Nobody considered that the first human in a photograph was Daguerre’s photograph of an almost empty Paris street with a man having his shoes shined. There is a lot of evidence pointing to the fact that in order to take this over at least 3 minute exposure Daguerre paid the man not to move.
The Soviet Union of the 20th century deftly (and sometimes not so deftly) removed people from photographs in their propaganda posters.
In short photography can lie. I like to quote a Canadian press photographer, Nick Didlick who with the advent of digital photography (he was and is a master) said, “You can trust a photograph if you know the photographer.”
As a beginning photographer in the early 60s I liked to call myself an authentic photographer who eschewed any special effects or any kind of filters. I soon found out that in b+w film, yellow filters and orange filters can help diminish effect of the blue/ultraviolet sensitive film (it is also true to this day of colour film, video and digital camera sensors). So I began using those yellow filters to make the dramatic Mexico City skies look the way they looked to my eyes.
But in all my years I have had a few rules that I keep with me at all times.
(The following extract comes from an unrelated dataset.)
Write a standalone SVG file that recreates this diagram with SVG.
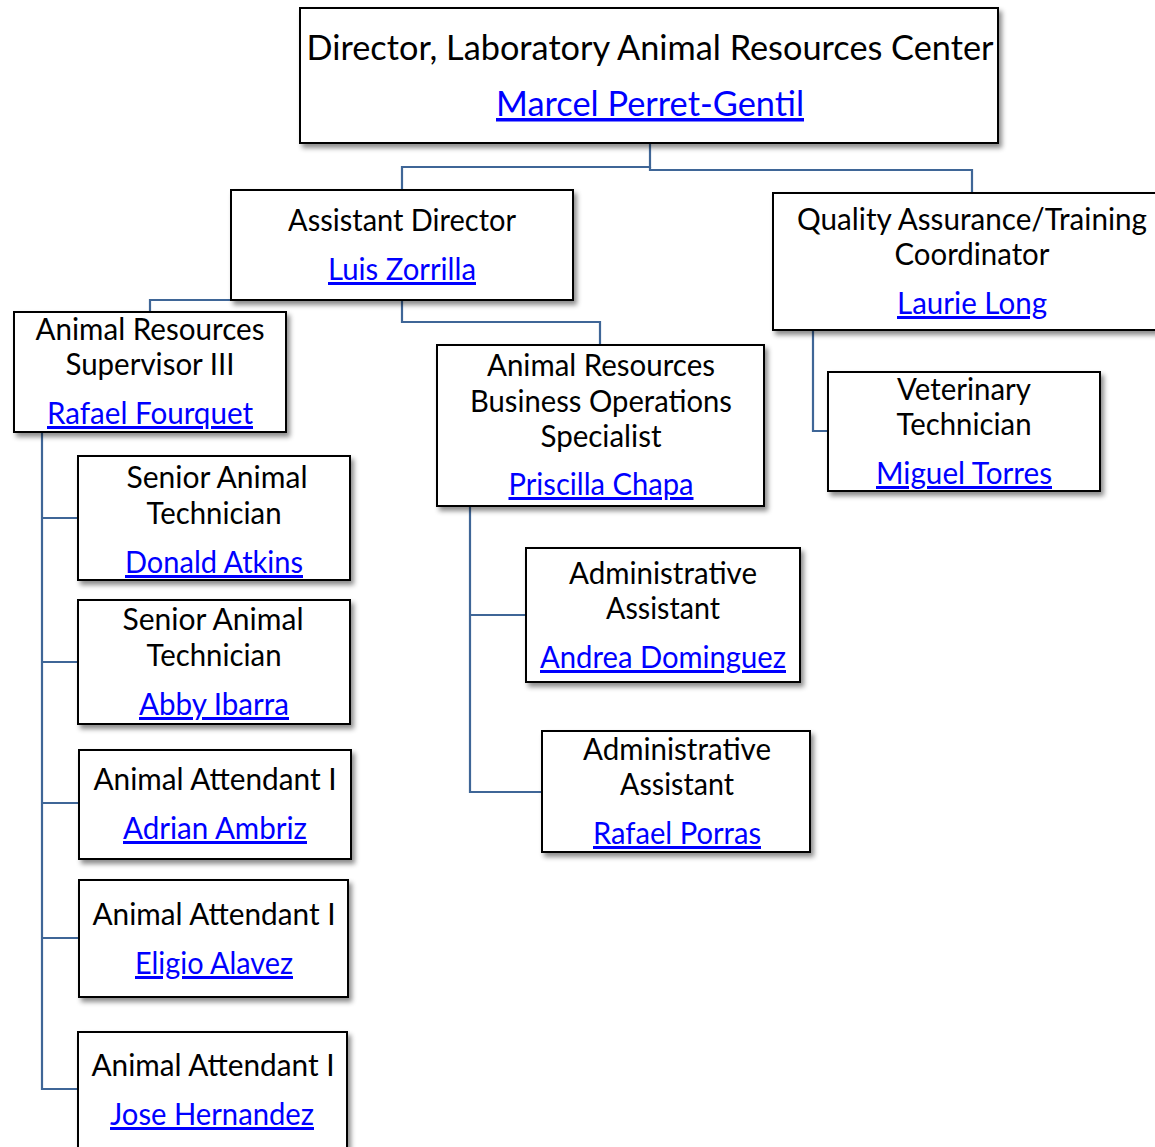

One is that I never persuade anybody to do anything they might not want to do. A corollary of this is that I never tell anybody to do something I would not do.
A rule that kept me in good business with periodicals is that I made people look as good as I could (or even better). I never knowingly made anybody look worse except a couple of times and one I remember well when a magazine editor (Malcolm Parry) instructed me to go to City Hall and take an unflattering photograph of the mayor.
All kinds of early special effects like one called cross-processing (telling a lab to process a roll of slide film as if it were colour negative film) I only used for my personal work.
While I used many kinds of lighting techniques, my portraits, I thought were honest.
But I can remember the first picture that I digitally manipulated. It was of Canadian mezzo soprano Jean Stilwell. She had short hair and did not resemble in any way you run-of-the-mill diva. The manipulated photograph appeared in black and white in the May 20 2004 Georgia Straight. My Photoshop was almost brand new. It is the same one I use now.
Now with negatives, slides, photographs I work with my scanner to go beyond whatever were my standards back in the 60s. But I will keep my standards in making my portraits as authentic of the person as I can muster, effects be damned.